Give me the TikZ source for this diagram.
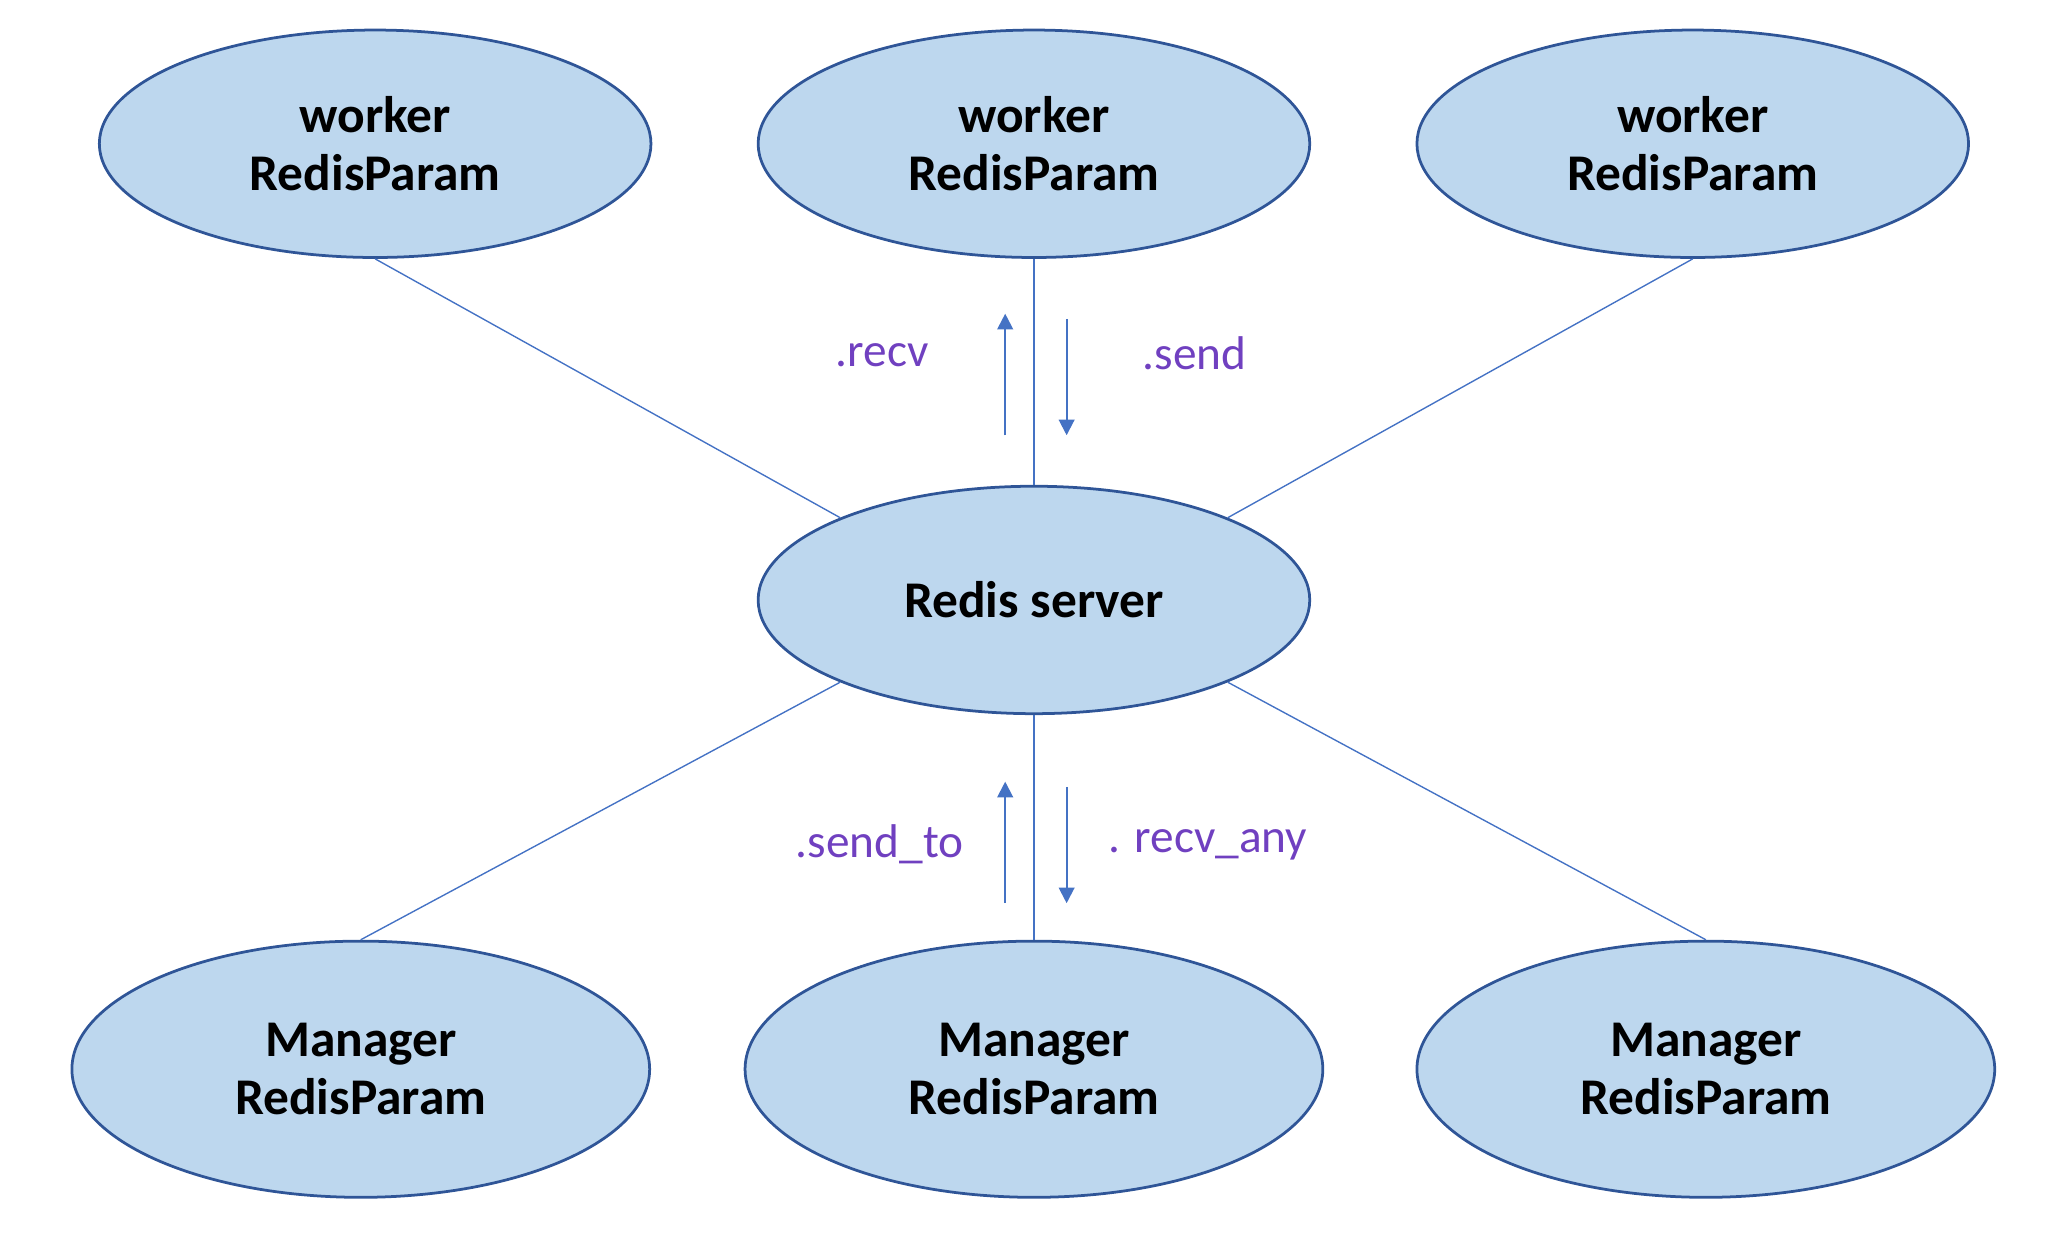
\documentclass[tikz,border=0pt]{standalone}
\usepackage{fontspec}
\setmainfont{Carlito}
\usepackage{tikz}
\usetikzlibrary{shapes.geometric,arrows.meta}

\definecolor{cellfill}{HTML}{BDD7EE}
\definecolor{celldraw}{HTML}{2F5597}
\definecolor{linkblue}{HTML}{4472C4}
\definecolor{callpurple}{RGB}{112,64,192}

\tikzset{
  proc/.style={ellipse, draw=celldraw, fill=cellfill, line width=0.6pt, inner sep=0pt,
    minimum width=4.22cm, minimum height=1.74cm, align=center,
    font=\fontsize{11.2}{12.6}\selectfont\bfseries},
  mgr/.style={proc, minimum width=4.42cm, minimum height=1.96cm},
  link/.style={draw=linkblue, line width=0.3pt},
  call/.style={draw=linkblue, line width=0.45pt, -{Triangle[width=1.2mm,length=1.2mm]}},
  calltext/.style={text=callpurple, font=\fontsize{10.3}{12}\selectfont}
}

\begin{document}
\begin{tikzpicture}
    \useasboundingbox (0, 0) rectangle (15.66, -9.51) ;
\node[proc] (w1) at (2.87, -1.10) {worker\\RedisParam} ; % worker.0
\node[proc] (w2) at (7.91, -1.10) {worker\\RedisParam} ; % worker.1
\node[proc] (w3) at (12.95, -1.10) {worker\\RedisParam} ; % worker.2
\node[proc] (srv) at (7.91, -4.59) {Redis server} ; % server
\node[mgr] (m1) at (2.76, -8.18) {Manager\\RedisParam} ; % manager.0
\node[mgr] (m2) at (7.91, -8.18) {Manager\\RedisParam} ; % manager.1
\node[mgr] (m3) at (13.05, -8.18) {Manager\\RedisParam} ; % manager.2
\draw[link] (w1.south)  -- (srv.157) ; % w1-srv
\draw[link] (w2.south)  -- (srv.north) ; % w2-srv
\draw[link] (w3.south)  -- (srv.23) ; % w3-srv
\draw[link] (srv.203)  -- (m1.north) ; % srv-m1
\draw[link] (srv.south)  -- (m2.north) ; % srv-m2
\draw[link] (srv.337)  -- (m3.north) ; % srv-m3
\coordinate (recvA) at (7.69, -3.33) ;
\coordinate (recvB) at (7.69, -2.40) ;
\coordinate (sendA) at (8.16, -2.44) ;
\coordinate (sendB) at (8.16, -3.33) ;
\draw[call] (recvA)  -- (recvB) ; % recv
\draw[call] (sendA)  -- (sendB) ; % send
\node[calltext] (recv) at (6.75, -2.72) {.recv} ;
\node[calltext] (send) at (9.14, -2.70) {.send} ;
\coordinate (sendtoA) at (7.69, -6.91) ;
\coordinate (sendtoB) at (7.69, -5.98) ;
\coordinate (anyA) at (8.16, -6.02) ;
\coordinate (anyB) at (8.16, -6.91) ;
\draw[call] (sendtoA)  -- (sendtoB) ; % send_to
\draw[call] (anyA)  -- (anyB) ; % recv_any
\node[calltext] (sendto) at (6.73, -6.46) {.send\_to} ;
\node[calltext] (recvany) at (9.24, -6.46) {. recv\_any} ;
    \end{tikzpicture}
\end{document}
------------------------------------------------------------
- [WHAT YOU ARE ASKED TO DO]: Retype everything in the material word for word, minus pictures.

- [RESPONSE TO THE TASK]:
Give me the TikZ source for this diagram.
\documentclass[tikz,border=0pt]{standalone}
\usepackage{fontspec}
\setmainfont{Carlito}
\usepackage{tikz}
\usetikzlibrary{shapes.geometric,arrows.meta}

\definecolor{cellfill}{HTML}{BDD7EE}
\definecolor{celldraw}{HTML}{2F5597}
\definecolor{linkblue}{HTML}{4472C4}
\definecolor{callpurple}{RGB}{112,64,192}

\tikzset{
  proc/.style={ellipse, draw=celldraw, fill=cellfill, line width=0.6pt, inner sep=0pt,
    minimum width=4.22cm, minimum height=1.74cm, align=center,
    font=\fontsize{11.2}{12.6}\selectfont\bfseries},
  mgr/.style={proc, minimum width=4.42cm, minimum height=1.96cm},
  link/.style={draw=linkblue, line width=0.3pt},
  call/.style={draw=linkblue, line width=0.45pt, -{Triangle[width=1.2mm,length=1.2mm]}},
  calltext/.style={text=callpurple, font=\fontsize{10.3}{12}\selectfont}
}

\begin{document}
\begin{tikzpicture}
    \useasboundingbox (0, 0) rectangle (15.66, -9.51) ;
\node[proc] (w1) at (2.87, -1.10) {worker\\RedisParam} ; % worker.0
\node[proc] (w2) at (7.91, -1.10) {worker\\RedisParam} ; % worker.1
\node[proc] (w3) at (12.95, -1.10) {worker\\RedisParam} ; % worker.2
\node[proc] (srv) at (7.91, -4.59) {Redis server} ; % server
\node[mgr] (m1) at (2.76, -8.18) {Manager\\RedisParam} ; % manager.0
\node[mgr] (m2) at (7.91, -8.18) {Manager\\RedisParam} ; % manager.1
\node[mgr] (m3) at (13.05, -8.18) {Manager\\RedisParam} ; % manager.2
\draw[link] (w1.south)  -- (srv.157) ; % w1-srv
\draw[link] (w2.south)  -- (srv.north) ; % w2-srv
\draw[link] (w3.south)  -- (srv.23) ; % w3-srv
\draw[link] (srv.203)  -- (m1.north) ; % srv-m1
\draw[link] (srv.south)  -- (m2.north) ; % srv-m2
\draw[link] (srv.337)  -- (m3.north) ; % srv-m3
\coordinate (recvA) at (7.69, -3.33) ;
\coordinate (recvB) at (7.69, -2.40) ;
\coordinate (sendA) at (8.16, -2.44) ;
\coordinate (sendB) at (8.16, -3.33) ;
\draw[call] (recvA)  -- (recvB) ; % recv
\draw[call] (sendA)  -- (sendB) ; % send
\node[calltext] (recv) at (6.75, -2.72) {.recv} ;
\node[calltext] (send) at (9.14, -2.70) {.send} ;
\coordinate (sendtoA) at (7.69, -6.91) ;
\coordinate (sendtoB) at (7.69, -5.98) ;
\coordinate (anyA) at (8.16, -6.02) ;
\coordinate (anyB) at (8.16, -6.91) ;
\draw[call] (sendtoA)  -- (sendtoB) ; % send_to
\draw[call] (anyA)  -- (anyB) ; % recv_any
\node[calltext] (sendto) at (6.73, -6.46) {.send\_to} ;
\node[calltext] (recvany) at (9.24, -6.46) {. recv\_any} ;
    \end{tikzpicture}
\end{document}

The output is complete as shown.